And that, he pointed out, 'lies well within India's assured uranium reserves, howsoever these are disaggregated.'
The sum of his argument, Tellis said, was that India had the indigenous reserves of natural uranium necessary to underwrite as large an arsenal as it desired.
'Consequently, the US-Indian civilian nuclear cooperation initiative will not materially contribute towards New Delhi's strategic capacities in any consequential way, either directly or by freeing up its internal resources.'
The report points out that India faces a current shortage of natural uranium caused by constrictions in its mining and milling capacity, but said it was a transient problem that was currently being redressed.
He argued that the current shortage of uranium fuel is a near-term aberration, not an enduring limitation resulting from the dearth of physical resources. 'As such, they do not offer a viable basis either for Congress to extort any concessions from India in regards to its weapons program, or for supporting the petty canard that imported natural uranium will lead to a substantial increase in the size of India's nuclear weapons program.'
Tellis told rediff India Abroad the reason he brought out this report to supplement the testimony he had provided to the House and Senate committees was because "I was deeply concerned about the tenor of Congressional discussions, which seemed to suggest either that the administration was violating its NPT (Nuclear Non-proliferation Treaty) obligations, or that the civil nuclear agreement was somehow going to assist the Indian nuclear program through the fungibility of fuel."
Both claims, he said, had been repeatedly made during Congressional discussion "and both claims, as you know, were vociferously advanced by the non-proliferation lobby, even though both claims were false. The only problem was that no one had proved it.
"So I decided that a serious study of the issue had to be done, and that it had to be completed before the mark-up. I finished it two weeks before the House International Relations Committee and the Senate Foreign Relations Committee met to mark-up the legislation, and distributed it to both the committees before the business meetings formally took place."
He said the report also provided an opportunity "to remind our legislators of what Secretary (of State Condoleezza) Rice had been saying all along, that the Indian nuclear weapons program, despite what all the critics have claimed, has been very restrained."
Tellis pointed out that Rice and Burns had repeatedly told the two committees that India's weapons program was small and the power program relatively big, and that civil cooperation would not impact the former.
"I thought it was important for the committees to appreciate that these claims were not simply an effort to defend the deal but were, in fact, substantially accurate, and the only way to do this was to calculate the uranium needs of both the weapons program and the power program and to show that both could be met by India indigenously over the long-term," Tellis said.
Another key reason, Tellis said, was that he wanted to inform Congress it would be futile to try and extort concessions from India, "because none would be forthcoming."
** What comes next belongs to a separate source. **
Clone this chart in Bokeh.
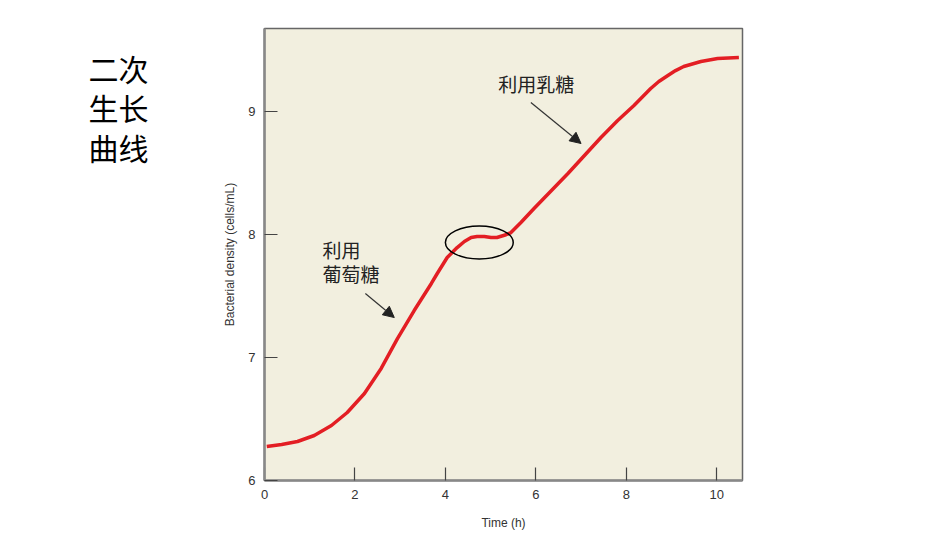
from bokeh.plotting import figure
from bokeh.layouts import row
from bokeh.models import Range1d, FixedTicker, Label, Arrow, NormalHead
from bokeh.core.properties import value
from bokeh.embed import file_html
from bokeh.resources import INLINE

# Data
time_h = [0.05, 0.38, 0.73, 1.10, 1.48, 1.83, 2.21, 2.58, 2.94, 3.31, 3.69, 3.82,
          4.04, 4.26, 4.42, 4.57, 4.70, 4.86, 5.01, 5.14, 5.34, 5.45, 5.67, 5.96,
          6.71, 7.44, 7.81, 8.17, 8.54, 8.72, 8.92, 9.09, 9.27, 9.65, 10.02, 10.49]
density = [6.276, 6.293, 6.317, 6.366, 6.447, 6.553, 6.707, 6.911, 7.154, 7.382, 7.602, 7.683,
           7.813, 7.894, 7.943, 7.976, 7.984, 7.984, 7.976, 7.976, 7.998, 8.016, 8.098, 8.211,
           8.496, 8.789, 8.927, 9.049, 9.187, 9.244, 9.293, 9.333, 9.366, 9.407, 9.431, 9.439]
x_ticks = [0, 2, 4, 6, 8, 10]
y_ticks = [6, 7, 8, 9]
title_lines = ["二次", "生长", "曲线"]
glucose_label = ["利用", "葡萄糖"]
lactose_label = "利用乳糖"

cjk = "Noto Sans CJK SC"

# Left panel holding the slide title (its frame is aligned with the chart's frame: px 28..480)
TW = 220
t = figure(width=TW, height=535, output_backend="svg", toolbar_location=None,
           x_range=Range1d(0, TW), y_range=Range1d(480, 28),
           x_axis_location=None, y_axis_location=None,
           min_border_left=0, min_border_right=0, min_border_top=28, min_border_bottom=55)
t.title = None
t.grid.visible = False
t.outline_line_color = None
t.background_fill_color = "white"
t.text(x=[88, 88, 88], y=[67, 106, 146], text=title_lines, text_font=value(cjk),
       text_font_size="30px", text_baseline="middle", text_align="left", text_color="black")

p = figure(width=950 - TW, height=535, output_backend="svg", toolbar_location=None,
           x_range=Range1d(0, 10.57), y_range=Range1d(6, 9.675),
           min_border_left=263 - TW, min_border_right=208, min_border_top=28, min_border_bottom=55)
p.background_fill_color = "#f2efdf"
p.border_fill_color = "white"
p.outline_line_color = "#666666"
p.outline_line_width = 1.5
p.xgrid.visible = False
p.ygrid.visible = False

for ax, ticks in ((p.xaxis[0], x_ticks), (p.yaxis[0], y_ticks)):
    ax.ticker = FixedTicker(ticks=ticks)
    ax.minor_tick_line_color = None
    ax.major_tick_in = 13
    ax.major_tick_out = 0
    ax.major_tick_line_color = "#444444"
    ax.major_tick_line_width = 1.2
    ax.axis_line_color = "#888888"
    ax.axis_line_width = 2.5
    ax.major_label_text_font = "Liberation Sans"
    ax.major_label_text_font_size = "13px"
    ax.major_label_text_color = "#333333"
    ax.axis_label_text_font = "Liberation Sans"
    ax.axis_label_text_font_size = "12px"
    ax.axis_label_text_font_style = "normal"
    ax.axis_label_text_color = "#333333"
    ax.major_label_standoff = 9

p.xaxis.axis_label = "Time (h)"
p.yaxis.axis_label = "Bacterial density (cells/mL)"
p.xaxis.axis_label_standoff = 14
p.yaxis.axis_label_standoff = 8

p.line(time_h, density, line_color="#e31e24", line_width=3.5, line_join="round")

p.ellipse(x=[4.75], y=[7.935], width=[1.50], height=[0.268],
          fill_alpha=0, line_color="black", line_width=1.5)

for xs, ys, xe, ye in ((5.89, 9.073, 7.00, 8.740), (2.23, 7.520, 2.87, 7.325)):
    p.add_layout(Arrow(end=NormalHead(size=11, fill_color="#222222", line_color="#222222"),
                       x_start=xs, y_start=ys, x_end=xe, y_end=ye,
                       line_color="#333333", line_width=1.2))

p.add_layout(Label(x=5.17, y=9.228, text=lactose_label, text_font=cjk,
                   text_font_size="19px", text_baseline="middle", text_color="#222222"))
for i, s in enumerate(glucose_label):
    p.add_layout(Label(x=1.28, y=7.882 - i * 0.199, text=s, text_font=cjk,
                       text_font_size="19px", text_baseline="middle", text_color="#222222"))

layout = row(t, p, spacing=0)
open("out.html", "w").write(file_html(layout, INLINE))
"What I did not appreciate sufficiently when I started my research, and which I do now, is that the true values of the civil nuclear agreement is not in helping India tide over its transient fuel shortages, but in providing it with a cost- and technology-efficient alternative, or at least a supplement, to Bhabha's three-stage plan," Tellis said.
The analyst said this would be the lasting energy-related benefit of the deal; "one that we should be proud of because the President would have succeeded in simultaneously soldering both political and energy benefits through this new agreement."
The overwhelming votes in the two committees, Tellis said, were heartening because they represented a bipartisan endorsement "of what I strongly believe is a bold strategic initiative by the President."